The poultry industry is over 7 billion Ghana cedis, and domestic broiler production constitutes just 5%. If we go back to the year 2000, domestic broiler production contributed over 60%. Such an alarming decline should send us back to the drawing table and revisit the methods of the past.
What was the method of the past?
Households raised their birds; small-scale producers played their role.
This is what Mahama’s “nkokɔ nkiti nkitinkiti” is going to do.
You don’t start a poultry farm with fowls in their menopausal stage; you need them young. This is all that “nkokɔ nkiti nkiti” is about. Dr. Bawumia has in his manifesto a promise to establish people in poultry. How is he going to do it? Provide birds that have grandchildren?
Again, we need to understand that to create jobs and put people in control of their lives, we need to give them support within their managing capacity. You cannot call someone hawking chewing sticks and immediately give them ten thousand birds.
Conclusion
I can go on and on, but this is all I am communicating. There is a place for digitalization and a place for supporting people at the small-scale level. Digitalization in itself comes with its attendant job losses. To think that it is the panacea for unemployment is to considerably miss the fact that once I can withdraw MoMo from the ATM, the MoMo vendor is out of a job. What is the plan for the MoMo vendor?
We need to utilize all avenues that can put food on the tables of people.
In terms of job creation through digitalization, both parties intend to train 1 million youth in digitalization. The NDC was the first to document this promise, so it cannot be said that they don’t appreciate digitalization.

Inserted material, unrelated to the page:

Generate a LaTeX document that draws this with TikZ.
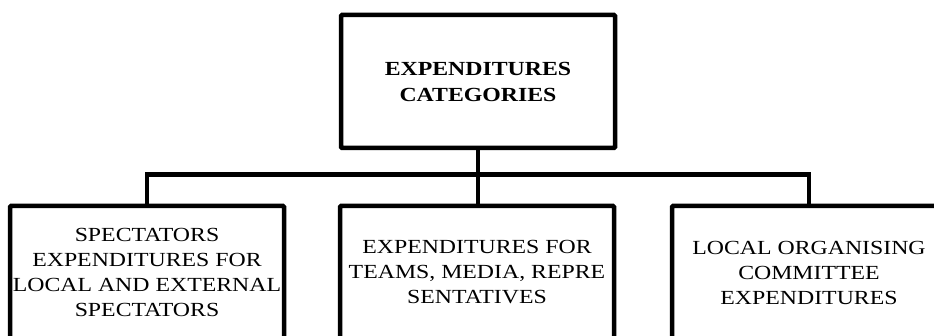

In terms of poultry, the NDC has a plan to take it down to the small-scale level. The NPP has the same poultry promise with little detail. Maybe their mockery of Mahama’s plan could give an indication that they’d prefer to support Darko Farms rather than assist 1,000 small-scale producers.
If you are informed, “nkokɔ nkiti nkiti” is not funny, and digitalization is not going to deal with all our unemployment challenges.